* Problem requirements
Your task is to retype, word for word, the lines from the start of the data through the line holding "(title) at (11,41)". Do not include the pictures.

* Information supplied
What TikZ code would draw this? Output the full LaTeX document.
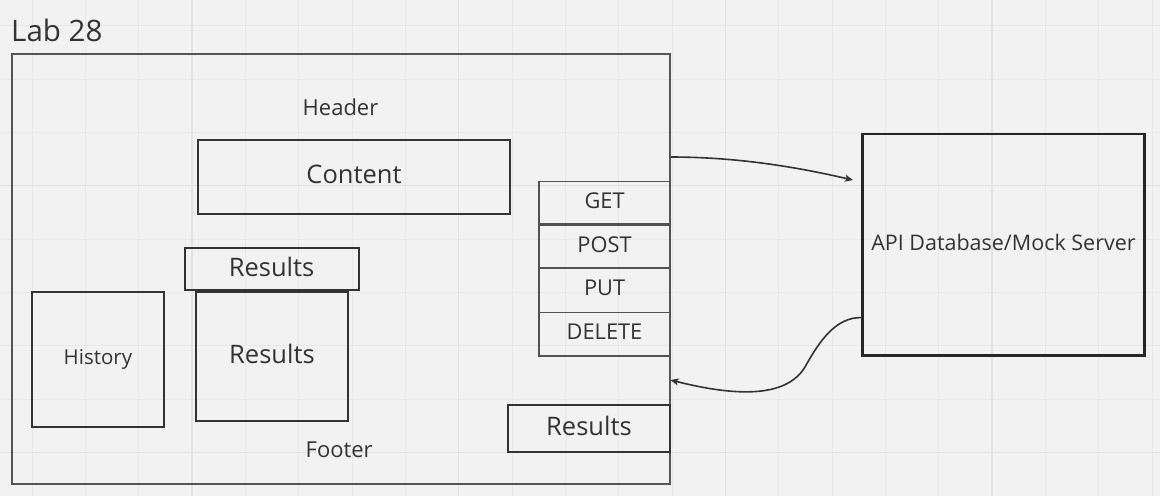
\documentclass[tikz,border=0pt]{standalone}
\usepackage{fontspec}
\setmainfont{Open Sans}
\usetikzlibrary{arrows.meta}
\definecolor{canvas}{HTML}{F2F2F2}
\definecolor{gridminor}{HTML}{E8E8E8}
\definecolor{gridmajor}{HTML}{E2E2E2}
\definecolor{ink}{HTML}{333333}
\definecolor{framecol}{HTML}{555555}
\tikzset{
  box/.style={draw=ink, line width=2pt, text=ink, inner sep=0pt, anchor=north west, text depth=5pt},
  verb/.style={draw=ink!85!white, line width=1.6pt, text=ink, inner sep=0pt, anchor=north west,
    minimum width=131.5pt, text depth=5pt, font=\fontsize{21.8}{24}\selectfont},
  lbl/.style={text=ink, inner sep=0pt},
  conn/.style={draw=ink, line width=1.6pt, -{Stealth[length=8pt,width=7pt,inset=2pt]}}
}
\begin{document}
\begin{tikzpicture}[x=1pt,y=-1pt]
  % canvas and grid
  \fill[canvas] (0,0) rectangle (1160,496);
  \useasboundingbox (0,0) rectangle (1160,496);
  \foreach \i in {0,...,21} {
    \draw[gridminor, line width=1pt] ({32+53.333*\i},0) -- ({32+53.333*\i},496);
  }
  \foreach \j in {0,...,9} {
    \draw[gridminor, line width=1pt] (0,{25.7+53.333*\j}) -- (1160,{25.7+53.333*\j});
  }
  \foreach \i in {192,458.7,725.3,992} {
    \draw[gridmajor, line width=1.3pt] (\i,0) -- (\i,496);
  }
  \foreach \j in {185.7,452.3} {
    \draw[gridmajor, line width=1.3pt] (0,\j) -- (1160,\j);
  }

  % title
  \node[lbl, anchor=base west, font=\fontsize{29.5}{34}\selectfont] (title) at (11,41) {Lab 28};

  % page frame
  \node[draw=framecol, line width=1.5pt, inner sep=0pt, anchor=north west,
        minimum width=658pt, minimum height=430pt] (frame) at (11,53) {};

  \node[lbl, font=\fontsize{22}{26}\selectfont, anchor=base] (header) at (340.5,115.5) {Header};
  \node[lbl, font=\fontsize{22}{26}\selectfont, anchor=base] (footer) at (339.2,457) {Footer};

  \node[box, minimum width=312pt, minimum height=74pt, font=\fontsize{25.5}{30}\selectfont]
       (content) at (197,139) {Content};

  % request methods
  \node[verb, minimum height=42.5pt] (get)  at (538,180.7) {GET};
  \node[verb, minimum height=43pt]   (post) at (538,224.3) {POST};
  \node[verb, minimum height=44pt]   (put)  at (538,267.8) {PUT};
  \node[verb, minimum height=43.5pt] (del)  at (538,311.7) {DELETE};

  % result panes
  \node[box, line width=1.8pt, minimum width=174pt, minimum height=42.5pt,
        font=\fontsize{25.5}{30}\selectfont] (restop) at (183.7,246.8) {Results};
  \node[box, line width=1.8pt, minimum width=152.5pt, minimum height=129.5pt,
        font=\fontsize{25.5}{30}\selectfont] (resmain) at (194.8,290.7) {Results};
  \node[box, minimum width=131.5pt, minimum height=135pt,
        font=\fontsize{20.5}{24}\selectfont] (history) at (31.2,291) {History};
  \node[box, line width=1.8pt, minimum width=162.5pt, minimum height=47.3pt,
        font=\fontsize{25.5}{30}\selectfont] (resbot) at (506.8,403.8) {Results};

  % server
  \node[box, line width=2.6pt, draw=black!85, minimum width=282.5pt, minimum height=221.5pt,
        font=\fontsize{21.5}{26}\selectfont] (api) at (860.9,132.8) {API Database/Mock Server};

  % request and response
  \draw[conn] ([yshift=-104pt]frame.north east)
      .. controls +(70,0) and +(-52,-12) .. ([xshift=-8pt,yshift=-47.2pt]api.north west);
  \coordinate (bend) at (805,367);
  \draw[conn] ([yshift=-72.7pt]api.west)
      .. controls +(-25,0) and (820,340) .. (bend)
      .. controls (785,400) and (730,395) .. ([yshift=-327pt]frame.north east);
\end{tikzpicture}
\end{document}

* Correct output
What TikZ code would draw this? Output the full LaTeX document.
\documentclass[tikz,border=0pt]{standalone}
\usepackage{fontspec}
\setmainfont{Open Sans}
\usetikzlibrary{arrows.meta}
\definecolor{canvas}{HTML}{F2F2F2}
\definecolor{gridminor}{HTML}{E8E8E8}
\definecolor{gridmajor}{HTML}{E2E2E2}
\definecolor{ink}{HTML}{333333}
\definecolor{framecol}{HTML}{555555}
\tikzset{
  box/.style={draw=ink, line width=2pt, text=ink, inner sep=0pt, anchor=north west, text depth=5pt},
  verb/.style={draw=ink!85!white, line width=1.6pt, text=ink, inner sep=0pt, anchor=north west,
    minimum width=131.5pt, text depth=5pt, font=\fontsize{21.8}{24}\selectfont},
  lbl/.style={text=ink, inner sep=0pt},
  conn/.style={draw=ink, line width=1.6pt, -{Stealth[length=8pt,width=7pt,inset=2pt]}}
}
\begin{document}
\begin{tikzpicture}[x=1pt,y=-1pt]
  % canvas and grid
  \fill[canvas] (0,0) rectangle (1160,496);
  \useasboundingbox (0,0) rectangle (1160,496);
  \foreach \i in {0,...,21} {
    \draw[gridminor, line width=1pt] ({32+53.333*\i},0) -- ({32+53.333*\i},496);
  }
  \foreach \j in {0,...,9} {
    \draw[gridminor, line width=1pt] (0,{25.7+53.333*\j}) -- (1160,{25.7+53.333*\j});
  }
  \foreach \i in {192,458.7,725.3,992} {
    \draw[gridmajor, line width=1.3pt] (\i,0) -- (\i,496);
  }
  \foreach \j in {185.7,452.3} {
    \draw[gridmajor, line width=1.3pt] (0,\j) -- (1160,\j);
  }

  % title
  \node[lbl, anchor=base west, font=\fontsize{29.5}{34}\selectfont] (title) at (11,41) {Lab 28};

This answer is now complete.